The film features a cast of complete unknowns. Among these, there is some occasional amateur acting but everyone makes a more than reasonable effort and most of the performances come across at a generally professional level – most of the cast would have no trouble being hired elsewhere on better budgeted films. Furthermore, George Anton writes with a reasonable roundedness and edge that gives the characters life. (Although it is somewhat disconcerting seeing many of Stoker’s familiar characters now cast with a standard line-up of self-absorbed Hollywood pretty boys and in ways that are often the complete opposite of how Stoker wrote them). Despite the concerted efforts made by all, the scenes with Gary Youst’s Van Helsing getting inspiration by having conversations with an obelisk in a park cause the film to collapse into errant silliness. The (lack of) budget undeniably shows through, in particular when it comes to the variable sound quality (always the curse of no-budget shot-on-video films that cannot afford ADR).

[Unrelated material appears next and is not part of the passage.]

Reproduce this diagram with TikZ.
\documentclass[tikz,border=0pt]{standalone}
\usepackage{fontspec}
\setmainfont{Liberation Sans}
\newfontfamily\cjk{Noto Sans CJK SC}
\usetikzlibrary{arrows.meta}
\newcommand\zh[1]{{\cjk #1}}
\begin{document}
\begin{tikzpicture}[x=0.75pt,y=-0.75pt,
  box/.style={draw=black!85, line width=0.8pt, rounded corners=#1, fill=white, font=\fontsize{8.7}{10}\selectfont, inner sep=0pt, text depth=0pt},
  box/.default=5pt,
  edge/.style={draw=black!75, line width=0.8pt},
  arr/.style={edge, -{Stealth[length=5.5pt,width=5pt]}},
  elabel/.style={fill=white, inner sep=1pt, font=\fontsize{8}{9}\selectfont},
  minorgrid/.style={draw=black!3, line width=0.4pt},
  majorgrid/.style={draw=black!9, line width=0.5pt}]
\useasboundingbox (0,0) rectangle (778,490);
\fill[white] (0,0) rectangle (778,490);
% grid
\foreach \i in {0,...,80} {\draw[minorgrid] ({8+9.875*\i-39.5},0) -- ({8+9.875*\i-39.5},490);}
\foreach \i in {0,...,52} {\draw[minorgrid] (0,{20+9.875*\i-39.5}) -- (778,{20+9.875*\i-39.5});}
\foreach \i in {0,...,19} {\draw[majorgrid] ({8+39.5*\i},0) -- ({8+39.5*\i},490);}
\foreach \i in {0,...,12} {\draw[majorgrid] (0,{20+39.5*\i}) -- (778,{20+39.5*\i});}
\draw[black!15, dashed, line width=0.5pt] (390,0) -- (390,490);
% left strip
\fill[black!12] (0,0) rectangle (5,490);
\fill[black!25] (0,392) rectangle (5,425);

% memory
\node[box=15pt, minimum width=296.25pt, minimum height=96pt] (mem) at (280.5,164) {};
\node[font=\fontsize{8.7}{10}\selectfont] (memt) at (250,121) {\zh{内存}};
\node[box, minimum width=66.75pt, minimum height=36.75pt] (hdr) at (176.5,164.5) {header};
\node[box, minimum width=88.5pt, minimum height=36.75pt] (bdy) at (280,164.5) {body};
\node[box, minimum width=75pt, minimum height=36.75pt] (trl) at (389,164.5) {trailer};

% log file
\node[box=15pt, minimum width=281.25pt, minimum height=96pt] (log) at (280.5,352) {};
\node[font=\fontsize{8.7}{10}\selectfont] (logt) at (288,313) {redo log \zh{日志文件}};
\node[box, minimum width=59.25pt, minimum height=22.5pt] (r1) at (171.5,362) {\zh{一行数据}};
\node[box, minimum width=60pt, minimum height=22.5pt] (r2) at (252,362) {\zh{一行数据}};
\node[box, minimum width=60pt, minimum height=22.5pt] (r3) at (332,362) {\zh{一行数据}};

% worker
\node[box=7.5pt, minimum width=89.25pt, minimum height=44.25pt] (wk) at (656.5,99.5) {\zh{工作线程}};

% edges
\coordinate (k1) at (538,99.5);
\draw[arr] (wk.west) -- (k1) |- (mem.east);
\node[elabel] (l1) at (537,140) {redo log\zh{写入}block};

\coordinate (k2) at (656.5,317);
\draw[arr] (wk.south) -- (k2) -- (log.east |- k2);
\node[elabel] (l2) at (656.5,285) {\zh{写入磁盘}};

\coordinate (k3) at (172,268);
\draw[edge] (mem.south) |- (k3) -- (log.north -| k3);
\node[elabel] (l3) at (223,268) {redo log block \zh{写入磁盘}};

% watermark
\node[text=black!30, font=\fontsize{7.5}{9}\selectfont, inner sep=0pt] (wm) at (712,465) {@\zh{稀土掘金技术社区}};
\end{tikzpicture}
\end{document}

The biggest drawback of the film for me was not so much the low-budget or anything associated with it but a confusing and hard to follow screenplay. It may seem that a film adapted from a well known, multiply adapted novel would have most of its story told for it – all it has to do is buy into its audience’s familiarity with the story – but that is not so here as the film confusingly flips back and forward between parts of the story and tells them in a very non-linear fashion. This does lead to some odd aspects – Jonathan Harker’s flight from Dracula’s castle is a scene that seems to take up most of the film and we never see what happens to him once inside the castle, whereas Bram Stoker has all of this taking place in the first few four chapters of the book.
In between the elements of Dracula playing out, there is also a B plot about Matt, a young screenwriter (Dan Martino – who one should also note is one of the writers of the film), and his struggles to sell a script. As we follow aspects of his everyday life, what is going on becomes confusing – we suddenly go “wait a minute, isn’t the actor playing Van Helsing (Gary Youst) also the one that plays the role of Matt’s father?” You follow the scene with the father closely, trying to work out how this possibly relates to Van Helsing and scratch your head figuring that maybe they cut on casting costs by having one actor play two roles or that we will find down the track that both characters are related. Similarly, Derek Baker, who plays Jonathan Harker, later doubles as the Hollywood producer that Dan Martino sells his script to. I must admit I failed to follow the ending that the film arrived at, where we get the impression that all of the modernised Dracula that we have seen playing out before us is in fact the script that Dan Martino is writing/pitching and that elements from his real-life have bled into the script.
Other versions of Dracula include:- the uncredited classic German silent Nosferatu (1922); Dracula (1931); the Spanish language version Dracula (1931) shot on the same sets as the Lugosi version starring Carlos Villarias; Hammer’s classic Dracula/The Horror of Dracula (1958) with Christopher Lee; Dracula in Pakistan (1967), an uncredited remake of the Hammer film; Count Dracula (1970), a cheap continental production that also featured Lee; Dracula (1974), a cinematically-released tv movie starring Jack Palance; Count Dracula (1977), a BBC tv mini-series featuring Louis Jourdan; Dracula (1979), a lush big-budget remake starring Frank Langella; Werner Herzog’s Nosferatu the Vampyre (1979) with Klaus Kinski; Francis Ford Coppola’s visually ravishing Bram Stoker’s Dracula (1992) featuring Gary Oldman; the modernised Italian-German Dracula (2002) starring Patrick Bergin; Guy Maddin’s silent ballet adaptation Dracula: Pages from a Virgin’s Diary (2002); the BBC tv movie Dracula (2006) with Marc Warren; Dario Argento’s Dracula (2012) with Thomas Kretschmann as Dracula; the low-budget Canadian Terror of Dracula (2012) with director Anthony D.P. Mann as Dracula; the tv series Dracula (2013-4) with Jonathan Rhys Meyers; the BBC mini-series Dracula (2020) starring Claes Bang; Bram Stoker’s Van Helsing (2021), which actually features no Dracula; and The Asylum’s Dracula: The Original Living Vampire (2022) with Jake Herbert.